#### Exercise task
Count how many lines hold the word "matplotlib" and give that number as the whole answer.

#### Information supplied
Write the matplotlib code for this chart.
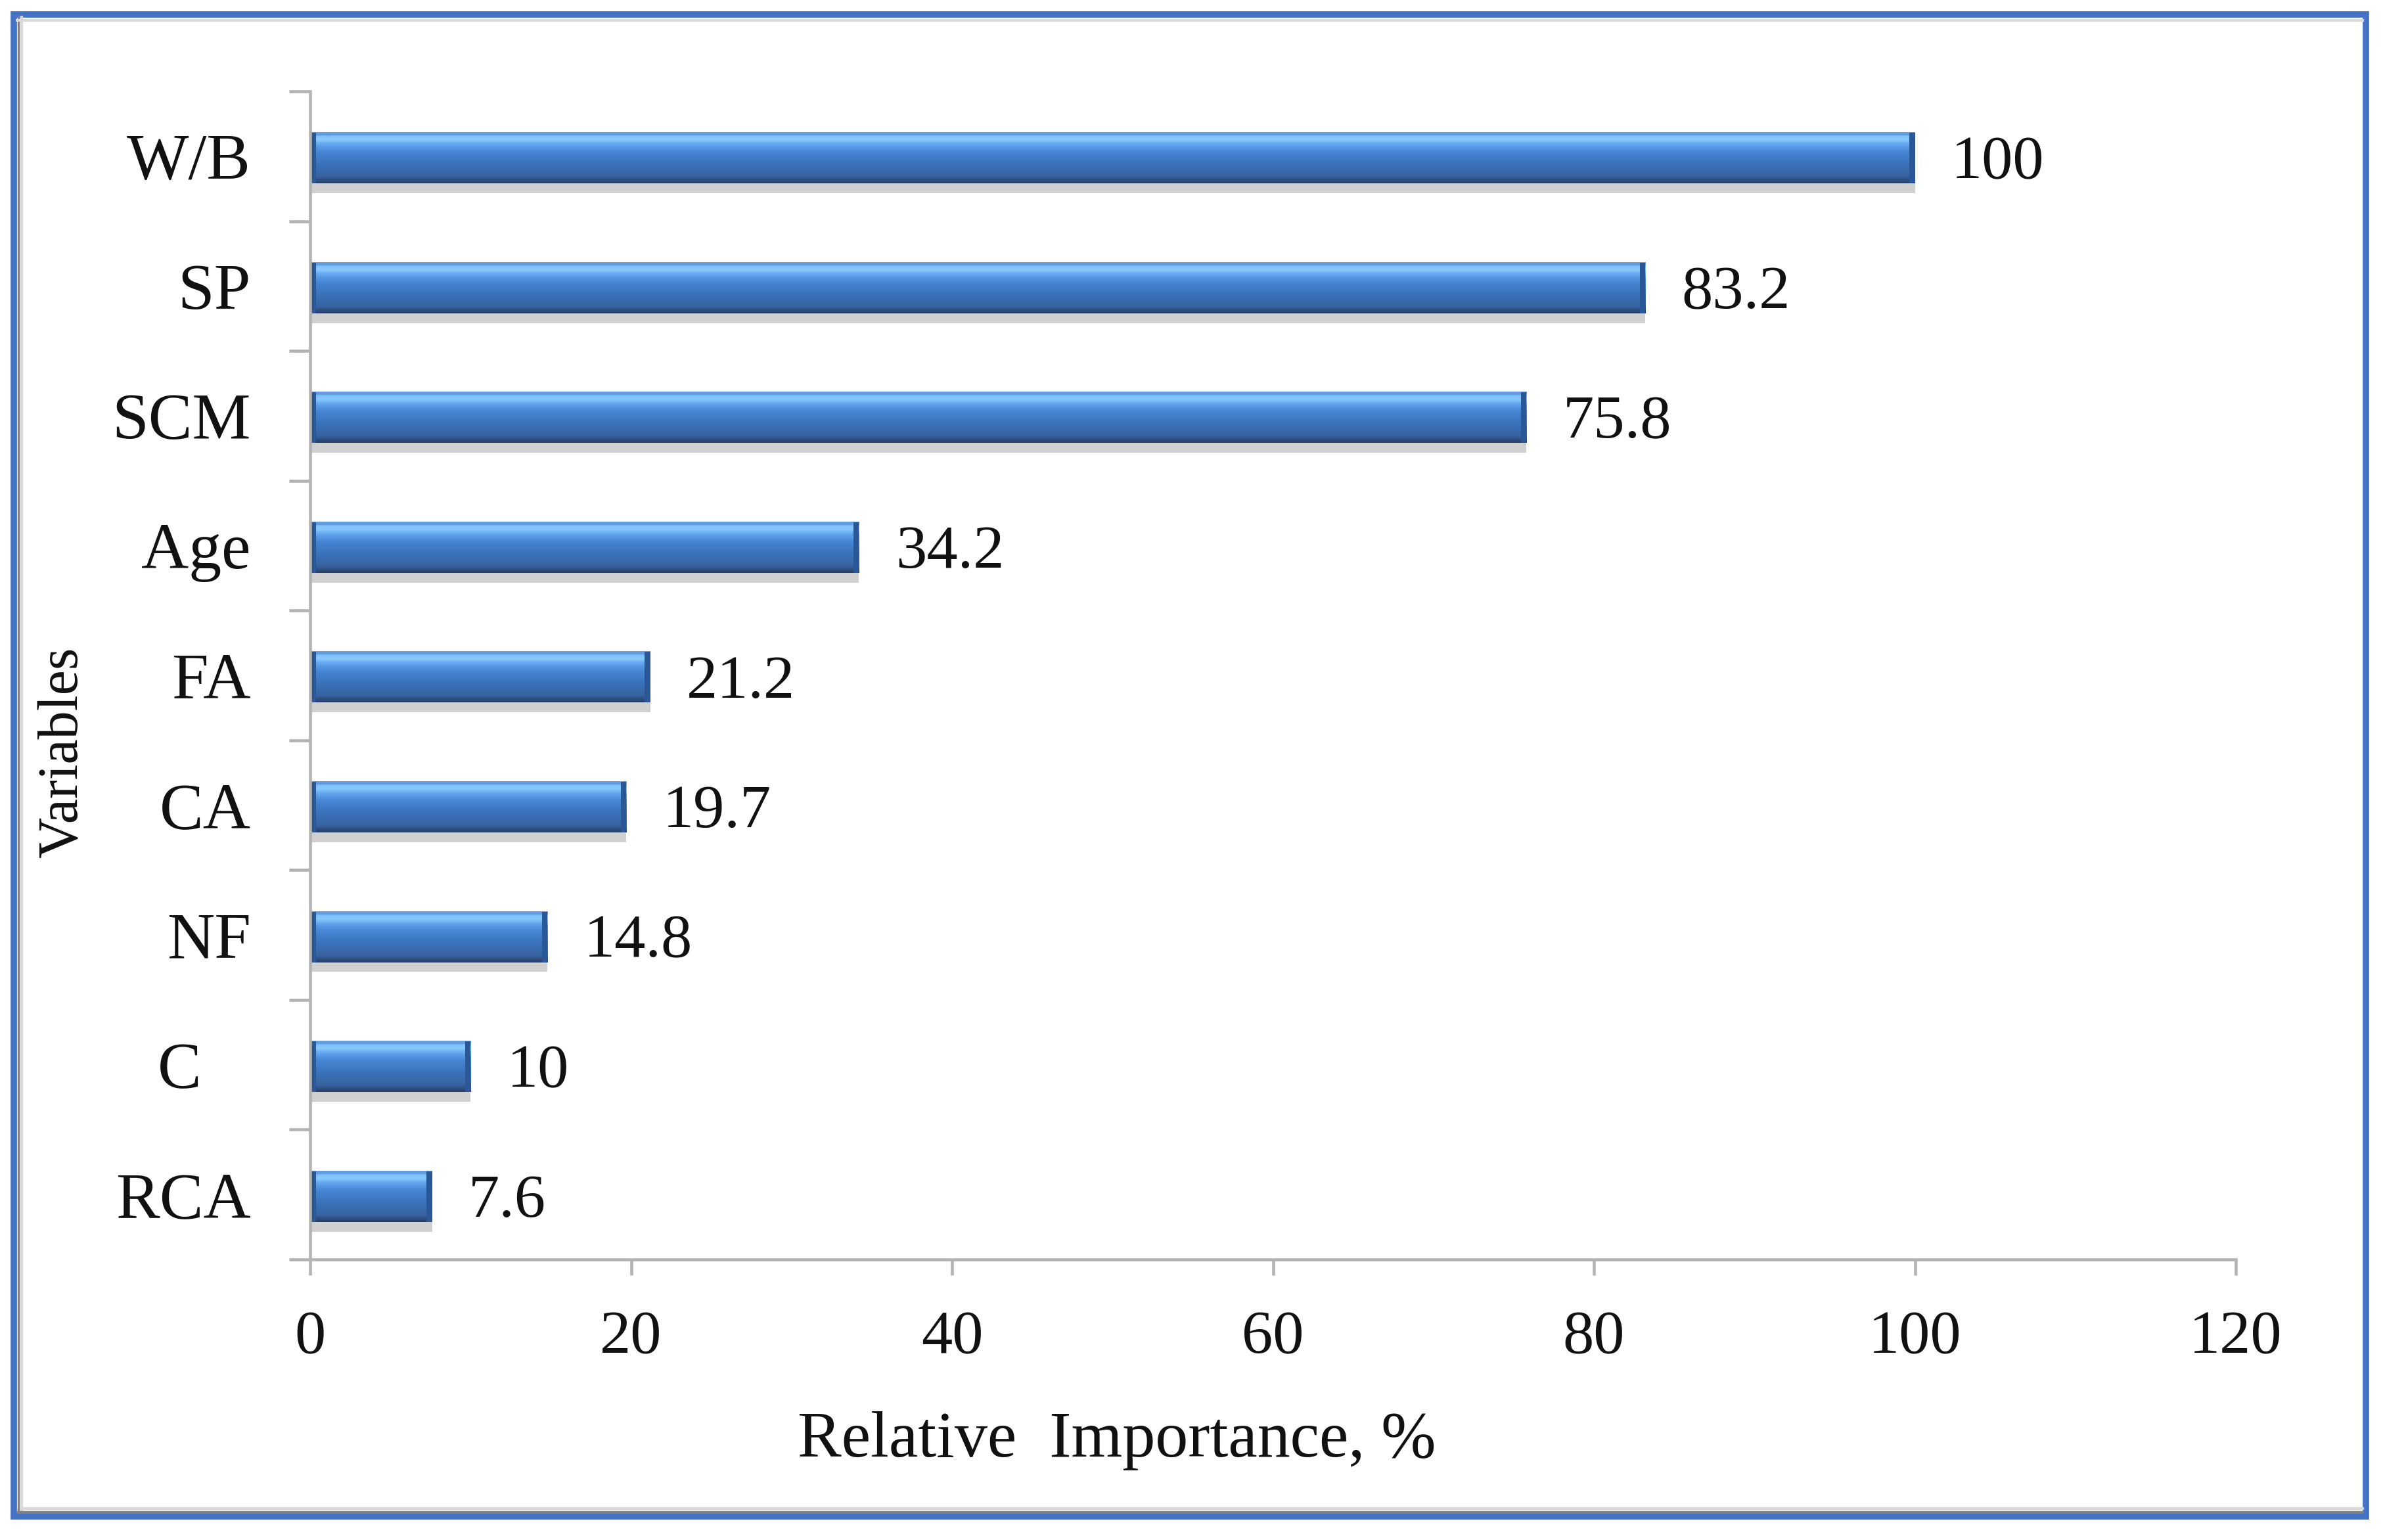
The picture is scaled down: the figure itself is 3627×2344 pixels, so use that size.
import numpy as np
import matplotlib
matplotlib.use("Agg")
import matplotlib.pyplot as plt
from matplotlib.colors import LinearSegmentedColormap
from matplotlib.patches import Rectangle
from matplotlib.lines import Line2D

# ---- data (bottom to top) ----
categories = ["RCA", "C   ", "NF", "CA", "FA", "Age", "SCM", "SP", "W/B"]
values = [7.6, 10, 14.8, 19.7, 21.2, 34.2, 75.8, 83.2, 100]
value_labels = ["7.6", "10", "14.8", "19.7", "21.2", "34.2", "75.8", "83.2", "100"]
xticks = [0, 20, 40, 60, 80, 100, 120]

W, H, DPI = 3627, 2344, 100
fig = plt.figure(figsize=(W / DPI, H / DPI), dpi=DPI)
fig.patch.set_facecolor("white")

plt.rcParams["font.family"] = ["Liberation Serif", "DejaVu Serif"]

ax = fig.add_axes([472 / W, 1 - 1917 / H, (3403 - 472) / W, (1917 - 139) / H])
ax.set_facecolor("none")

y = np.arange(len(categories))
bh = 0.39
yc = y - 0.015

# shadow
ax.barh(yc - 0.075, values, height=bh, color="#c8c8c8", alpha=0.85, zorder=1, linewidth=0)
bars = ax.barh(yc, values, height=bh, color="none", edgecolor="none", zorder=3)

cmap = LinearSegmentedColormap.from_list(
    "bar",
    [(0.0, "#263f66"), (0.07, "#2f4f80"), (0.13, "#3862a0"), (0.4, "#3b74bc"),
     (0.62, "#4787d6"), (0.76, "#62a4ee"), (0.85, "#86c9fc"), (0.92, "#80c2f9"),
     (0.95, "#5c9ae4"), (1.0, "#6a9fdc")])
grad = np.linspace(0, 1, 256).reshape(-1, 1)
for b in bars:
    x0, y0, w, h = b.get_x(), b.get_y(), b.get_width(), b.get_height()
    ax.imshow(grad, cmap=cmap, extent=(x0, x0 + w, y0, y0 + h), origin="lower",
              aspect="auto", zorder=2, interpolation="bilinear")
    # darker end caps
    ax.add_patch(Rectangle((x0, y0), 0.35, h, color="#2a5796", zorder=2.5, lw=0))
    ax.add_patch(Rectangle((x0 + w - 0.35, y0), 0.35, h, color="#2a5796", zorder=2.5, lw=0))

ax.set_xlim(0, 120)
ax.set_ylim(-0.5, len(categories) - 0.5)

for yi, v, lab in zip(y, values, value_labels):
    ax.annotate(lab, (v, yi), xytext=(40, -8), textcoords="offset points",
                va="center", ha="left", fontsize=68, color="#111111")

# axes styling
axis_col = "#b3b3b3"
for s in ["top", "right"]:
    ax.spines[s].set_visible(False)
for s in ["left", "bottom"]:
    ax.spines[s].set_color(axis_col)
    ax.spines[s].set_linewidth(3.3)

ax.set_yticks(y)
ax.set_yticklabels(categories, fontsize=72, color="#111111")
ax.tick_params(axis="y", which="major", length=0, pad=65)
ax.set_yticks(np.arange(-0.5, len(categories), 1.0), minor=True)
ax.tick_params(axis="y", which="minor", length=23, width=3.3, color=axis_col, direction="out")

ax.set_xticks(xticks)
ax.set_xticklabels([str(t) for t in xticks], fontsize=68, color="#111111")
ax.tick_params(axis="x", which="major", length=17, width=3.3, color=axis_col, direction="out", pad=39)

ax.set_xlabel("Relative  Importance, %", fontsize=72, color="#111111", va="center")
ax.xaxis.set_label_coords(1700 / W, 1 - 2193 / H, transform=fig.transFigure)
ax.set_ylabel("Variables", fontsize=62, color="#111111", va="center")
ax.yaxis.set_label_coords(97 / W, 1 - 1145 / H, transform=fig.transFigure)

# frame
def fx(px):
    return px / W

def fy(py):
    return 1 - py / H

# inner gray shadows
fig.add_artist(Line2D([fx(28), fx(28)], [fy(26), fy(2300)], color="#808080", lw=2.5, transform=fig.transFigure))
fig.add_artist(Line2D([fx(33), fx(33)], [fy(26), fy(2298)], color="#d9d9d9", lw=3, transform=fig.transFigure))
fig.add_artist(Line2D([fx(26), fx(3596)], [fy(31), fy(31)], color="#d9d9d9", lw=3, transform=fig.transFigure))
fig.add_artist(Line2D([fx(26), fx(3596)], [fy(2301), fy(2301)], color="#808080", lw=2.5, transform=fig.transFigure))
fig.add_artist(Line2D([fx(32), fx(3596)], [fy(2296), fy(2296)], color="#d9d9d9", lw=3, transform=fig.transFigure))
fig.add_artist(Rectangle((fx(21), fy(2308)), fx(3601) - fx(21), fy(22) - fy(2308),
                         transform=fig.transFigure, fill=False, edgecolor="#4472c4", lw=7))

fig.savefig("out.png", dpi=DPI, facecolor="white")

#### Response to this exercise
7